## Required task
Skip pictures in the listing below; copy exactly the lines from the one with "Recreate this image" through the one with "const WEIGHT = 300;", inclusive.
··· Record excerpts ···
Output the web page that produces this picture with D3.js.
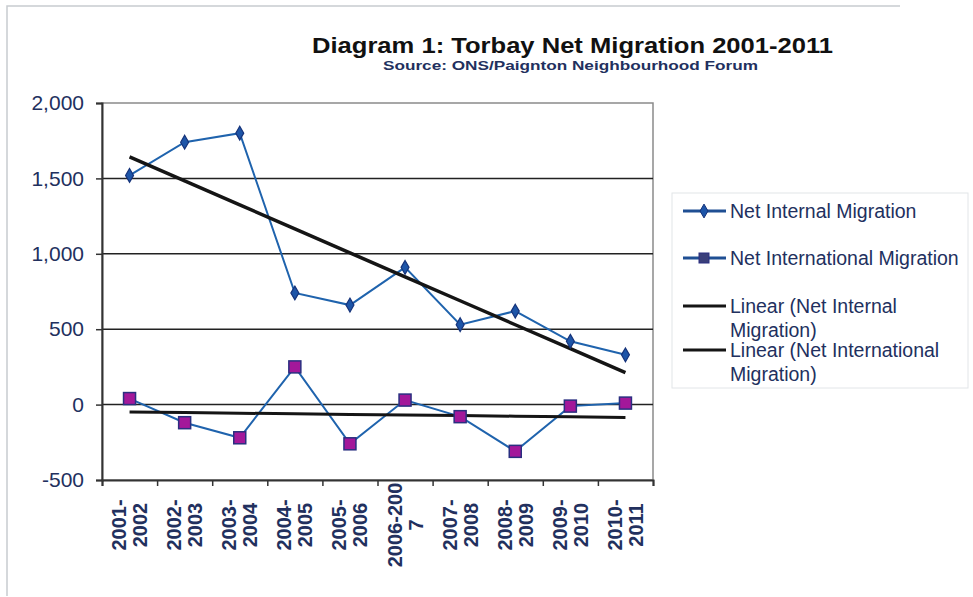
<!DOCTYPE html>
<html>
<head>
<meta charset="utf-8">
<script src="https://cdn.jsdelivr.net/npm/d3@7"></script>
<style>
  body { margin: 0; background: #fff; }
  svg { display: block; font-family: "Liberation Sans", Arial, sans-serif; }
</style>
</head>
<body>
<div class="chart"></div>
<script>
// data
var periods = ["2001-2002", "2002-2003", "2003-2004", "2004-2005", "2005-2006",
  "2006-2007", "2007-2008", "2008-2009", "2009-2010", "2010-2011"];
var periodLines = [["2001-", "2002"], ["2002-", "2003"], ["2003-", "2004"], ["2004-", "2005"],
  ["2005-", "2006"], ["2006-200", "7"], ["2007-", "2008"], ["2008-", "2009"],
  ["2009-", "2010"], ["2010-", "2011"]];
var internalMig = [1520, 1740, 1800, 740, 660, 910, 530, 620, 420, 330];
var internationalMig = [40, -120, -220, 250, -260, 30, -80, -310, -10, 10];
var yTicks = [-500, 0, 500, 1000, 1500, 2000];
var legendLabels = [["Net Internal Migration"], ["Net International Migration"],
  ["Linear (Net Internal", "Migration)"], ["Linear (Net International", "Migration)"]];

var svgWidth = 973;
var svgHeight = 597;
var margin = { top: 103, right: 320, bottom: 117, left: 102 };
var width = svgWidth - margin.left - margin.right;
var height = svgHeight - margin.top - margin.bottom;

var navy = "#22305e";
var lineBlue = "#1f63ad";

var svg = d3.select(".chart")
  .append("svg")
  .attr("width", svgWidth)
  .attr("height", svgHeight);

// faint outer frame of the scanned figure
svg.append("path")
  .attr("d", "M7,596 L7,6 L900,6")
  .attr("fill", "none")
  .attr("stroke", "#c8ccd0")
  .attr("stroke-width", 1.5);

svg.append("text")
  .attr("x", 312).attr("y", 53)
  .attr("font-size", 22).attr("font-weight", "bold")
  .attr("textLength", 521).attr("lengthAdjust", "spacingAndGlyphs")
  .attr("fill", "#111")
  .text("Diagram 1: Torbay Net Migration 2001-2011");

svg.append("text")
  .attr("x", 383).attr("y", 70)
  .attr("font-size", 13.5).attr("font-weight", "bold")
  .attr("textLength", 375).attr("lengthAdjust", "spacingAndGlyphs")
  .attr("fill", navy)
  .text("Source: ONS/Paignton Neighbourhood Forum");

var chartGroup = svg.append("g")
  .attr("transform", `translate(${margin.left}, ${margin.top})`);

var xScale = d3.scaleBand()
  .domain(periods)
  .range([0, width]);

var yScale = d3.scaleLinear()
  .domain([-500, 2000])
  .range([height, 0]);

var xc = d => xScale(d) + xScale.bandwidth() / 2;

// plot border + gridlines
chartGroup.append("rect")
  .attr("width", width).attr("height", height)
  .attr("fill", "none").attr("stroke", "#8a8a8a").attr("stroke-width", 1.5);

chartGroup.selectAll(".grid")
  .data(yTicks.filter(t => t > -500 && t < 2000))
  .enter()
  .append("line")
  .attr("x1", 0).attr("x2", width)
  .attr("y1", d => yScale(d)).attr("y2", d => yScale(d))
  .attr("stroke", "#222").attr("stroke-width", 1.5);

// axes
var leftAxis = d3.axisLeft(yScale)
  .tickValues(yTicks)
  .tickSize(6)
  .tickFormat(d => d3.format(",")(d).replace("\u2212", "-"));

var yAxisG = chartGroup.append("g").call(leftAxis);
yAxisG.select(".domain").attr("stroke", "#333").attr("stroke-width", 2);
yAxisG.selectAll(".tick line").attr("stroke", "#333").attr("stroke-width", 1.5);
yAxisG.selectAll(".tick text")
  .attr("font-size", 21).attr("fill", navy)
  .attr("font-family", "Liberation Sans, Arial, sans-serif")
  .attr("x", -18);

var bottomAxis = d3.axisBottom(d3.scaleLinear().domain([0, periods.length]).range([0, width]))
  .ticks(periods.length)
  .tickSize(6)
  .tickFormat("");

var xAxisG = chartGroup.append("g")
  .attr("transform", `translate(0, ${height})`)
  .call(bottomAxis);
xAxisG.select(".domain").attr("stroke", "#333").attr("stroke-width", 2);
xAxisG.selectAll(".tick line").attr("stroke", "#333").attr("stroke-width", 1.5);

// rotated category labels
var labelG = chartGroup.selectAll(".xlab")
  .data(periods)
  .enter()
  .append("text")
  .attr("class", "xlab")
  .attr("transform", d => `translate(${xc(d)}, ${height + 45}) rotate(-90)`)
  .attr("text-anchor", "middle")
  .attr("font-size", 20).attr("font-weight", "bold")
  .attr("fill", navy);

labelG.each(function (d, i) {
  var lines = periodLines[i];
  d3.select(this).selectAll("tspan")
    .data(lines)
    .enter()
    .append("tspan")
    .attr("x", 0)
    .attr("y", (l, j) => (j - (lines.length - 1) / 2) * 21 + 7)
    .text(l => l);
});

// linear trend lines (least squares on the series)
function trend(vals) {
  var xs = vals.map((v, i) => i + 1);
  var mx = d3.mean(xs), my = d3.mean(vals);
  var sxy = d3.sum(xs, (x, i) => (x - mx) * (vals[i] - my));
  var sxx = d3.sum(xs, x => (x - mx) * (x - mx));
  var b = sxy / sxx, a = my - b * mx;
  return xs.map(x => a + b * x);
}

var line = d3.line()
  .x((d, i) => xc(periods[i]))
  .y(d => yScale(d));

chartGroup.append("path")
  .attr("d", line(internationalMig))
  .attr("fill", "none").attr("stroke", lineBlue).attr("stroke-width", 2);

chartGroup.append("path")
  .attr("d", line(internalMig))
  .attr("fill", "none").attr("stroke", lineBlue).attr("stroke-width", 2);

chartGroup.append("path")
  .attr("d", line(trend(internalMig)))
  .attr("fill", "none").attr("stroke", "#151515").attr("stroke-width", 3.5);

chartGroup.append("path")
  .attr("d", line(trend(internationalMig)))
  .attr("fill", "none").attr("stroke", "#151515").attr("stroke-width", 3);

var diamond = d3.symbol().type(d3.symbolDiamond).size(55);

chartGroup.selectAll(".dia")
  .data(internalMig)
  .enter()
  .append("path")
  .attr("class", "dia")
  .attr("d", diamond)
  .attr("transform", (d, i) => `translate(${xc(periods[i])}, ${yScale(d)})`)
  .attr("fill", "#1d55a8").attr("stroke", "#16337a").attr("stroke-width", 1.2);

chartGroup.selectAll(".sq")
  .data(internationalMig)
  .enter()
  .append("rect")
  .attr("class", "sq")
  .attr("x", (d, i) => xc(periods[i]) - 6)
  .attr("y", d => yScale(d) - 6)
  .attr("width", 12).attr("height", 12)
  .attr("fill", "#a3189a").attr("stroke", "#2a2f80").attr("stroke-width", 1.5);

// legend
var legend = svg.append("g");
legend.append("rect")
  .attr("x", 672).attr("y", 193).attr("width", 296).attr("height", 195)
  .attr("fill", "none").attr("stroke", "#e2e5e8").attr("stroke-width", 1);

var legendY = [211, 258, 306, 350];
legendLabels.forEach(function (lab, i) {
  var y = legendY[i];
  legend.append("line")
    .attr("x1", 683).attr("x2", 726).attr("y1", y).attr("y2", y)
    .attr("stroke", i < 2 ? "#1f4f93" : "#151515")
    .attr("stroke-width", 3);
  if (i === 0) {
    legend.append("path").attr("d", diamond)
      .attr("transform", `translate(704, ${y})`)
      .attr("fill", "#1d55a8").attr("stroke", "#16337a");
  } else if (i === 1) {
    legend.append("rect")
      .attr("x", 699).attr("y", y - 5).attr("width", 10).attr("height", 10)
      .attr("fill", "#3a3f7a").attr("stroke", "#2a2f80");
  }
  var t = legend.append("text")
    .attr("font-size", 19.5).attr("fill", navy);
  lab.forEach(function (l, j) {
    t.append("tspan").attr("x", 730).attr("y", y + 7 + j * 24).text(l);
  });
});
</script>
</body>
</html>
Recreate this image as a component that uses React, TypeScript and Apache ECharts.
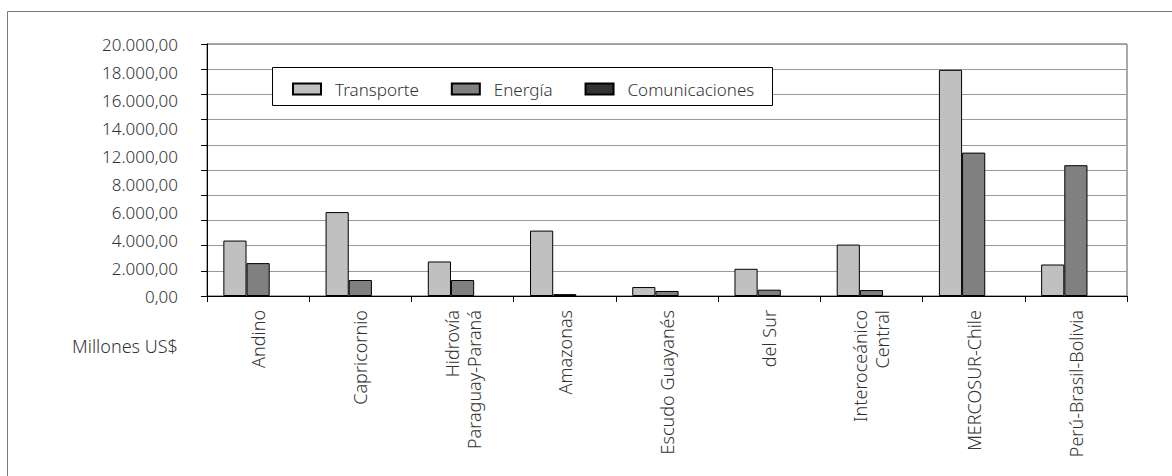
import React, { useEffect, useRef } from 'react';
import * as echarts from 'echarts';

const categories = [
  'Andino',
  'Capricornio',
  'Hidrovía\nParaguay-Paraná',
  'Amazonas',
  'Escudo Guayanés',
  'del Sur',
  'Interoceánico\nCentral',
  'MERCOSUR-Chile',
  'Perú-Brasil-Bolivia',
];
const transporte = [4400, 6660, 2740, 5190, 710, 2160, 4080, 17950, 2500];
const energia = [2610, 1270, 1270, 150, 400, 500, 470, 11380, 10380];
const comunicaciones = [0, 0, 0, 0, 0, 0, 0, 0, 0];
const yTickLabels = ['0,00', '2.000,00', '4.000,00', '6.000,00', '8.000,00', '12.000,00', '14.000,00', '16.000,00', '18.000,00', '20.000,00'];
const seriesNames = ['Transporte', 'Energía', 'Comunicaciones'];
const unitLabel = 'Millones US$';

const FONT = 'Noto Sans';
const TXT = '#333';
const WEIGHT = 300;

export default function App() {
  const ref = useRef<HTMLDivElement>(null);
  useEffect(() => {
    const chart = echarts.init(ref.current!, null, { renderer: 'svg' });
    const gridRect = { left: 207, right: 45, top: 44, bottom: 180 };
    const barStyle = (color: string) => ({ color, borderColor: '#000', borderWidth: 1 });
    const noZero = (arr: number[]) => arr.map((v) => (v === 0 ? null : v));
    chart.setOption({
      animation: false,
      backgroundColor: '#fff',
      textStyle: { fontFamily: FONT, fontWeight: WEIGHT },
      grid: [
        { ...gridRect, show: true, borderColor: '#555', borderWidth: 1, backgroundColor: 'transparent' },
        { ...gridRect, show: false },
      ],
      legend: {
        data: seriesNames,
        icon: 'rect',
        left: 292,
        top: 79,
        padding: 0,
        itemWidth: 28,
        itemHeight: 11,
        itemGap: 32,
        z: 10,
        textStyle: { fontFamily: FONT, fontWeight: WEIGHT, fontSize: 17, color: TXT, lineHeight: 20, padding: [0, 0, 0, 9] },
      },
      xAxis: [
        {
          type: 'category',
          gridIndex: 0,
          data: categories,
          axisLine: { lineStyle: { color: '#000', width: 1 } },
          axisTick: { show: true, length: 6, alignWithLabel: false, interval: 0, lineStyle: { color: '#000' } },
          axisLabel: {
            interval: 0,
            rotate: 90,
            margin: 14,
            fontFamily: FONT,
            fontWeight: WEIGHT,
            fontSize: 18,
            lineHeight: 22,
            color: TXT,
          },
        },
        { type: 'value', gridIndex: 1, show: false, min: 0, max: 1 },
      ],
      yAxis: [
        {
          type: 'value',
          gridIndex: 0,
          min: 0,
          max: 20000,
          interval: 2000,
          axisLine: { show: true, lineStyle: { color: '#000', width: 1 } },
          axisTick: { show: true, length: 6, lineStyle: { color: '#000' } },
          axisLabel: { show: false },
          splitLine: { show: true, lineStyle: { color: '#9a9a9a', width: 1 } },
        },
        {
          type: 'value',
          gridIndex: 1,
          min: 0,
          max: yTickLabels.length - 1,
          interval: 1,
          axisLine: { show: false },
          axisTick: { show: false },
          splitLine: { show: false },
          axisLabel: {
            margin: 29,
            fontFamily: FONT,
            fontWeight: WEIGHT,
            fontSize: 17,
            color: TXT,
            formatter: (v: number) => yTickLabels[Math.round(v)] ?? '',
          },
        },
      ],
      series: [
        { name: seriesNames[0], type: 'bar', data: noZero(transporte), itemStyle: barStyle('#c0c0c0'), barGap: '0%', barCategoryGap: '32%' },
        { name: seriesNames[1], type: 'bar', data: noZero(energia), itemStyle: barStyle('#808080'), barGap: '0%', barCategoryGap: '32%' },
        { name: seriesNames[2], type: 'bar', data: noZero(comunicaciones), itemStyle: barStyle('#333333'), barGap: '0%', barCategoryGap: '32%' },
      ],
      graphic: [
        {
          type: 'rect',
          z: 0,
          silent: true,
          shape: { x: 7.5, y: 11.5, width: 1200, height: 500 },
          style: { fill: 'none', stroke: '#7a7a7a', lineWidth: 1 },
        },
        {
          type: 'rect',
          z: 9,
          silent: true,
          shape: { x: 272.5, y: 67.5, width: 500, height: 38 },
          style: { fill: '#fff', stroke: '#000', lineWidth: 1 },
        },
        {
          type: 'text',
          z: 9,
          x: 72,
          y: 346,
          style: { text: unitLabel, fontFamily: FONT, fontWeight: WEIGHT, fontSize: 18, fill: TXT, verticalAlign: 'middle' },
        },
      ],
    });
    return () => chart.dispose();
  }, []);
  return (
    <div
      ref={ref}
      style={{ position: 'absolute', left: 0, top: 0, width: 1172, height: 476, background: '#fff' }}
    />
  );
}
···
## The output
Recreate this image as a component that uses React, TypeScript and Apache ECharts.
import React, { useEffect, useRef } from 'react';
import * as echarts from 'echarts';

const categories = [
  'Andino',
  'Capricornio',
  'Hidrovía\nParaguay-Paraná',
  'Amazonas',
  'Escudo Guayanés',
  'del Sur',
  'Interoceánico\nCentral',
  'MERCOSUR-Chile',
  'Perú-Brasil-Bolivia',
];
const transporte = [4400, 6660, 2740, 5190, 710, 2160, 4080, 17950, 2500];
const energia = [2610, 1270, 1270, 150, 400, 500, 470, 11380, 10380];
const comunicaciones = [0, 0, 0, 0, 0, 0, 0, 0, 0];
const yTickLabels = ['0,00', '2.000,00', '4.000,00', '6.000,00', '8.000,00', '12.000,00', '14.000,00', '16.000,00', '18.000,00', '20.000,00'];
const seriesNames = ['Transporte', 'Energía', 'Comunicaciones'];
const unitLabel = 'Millones US$';

const FONT = 'Noto Sans';
const TXT = '#333';
const WEIGHT = 300;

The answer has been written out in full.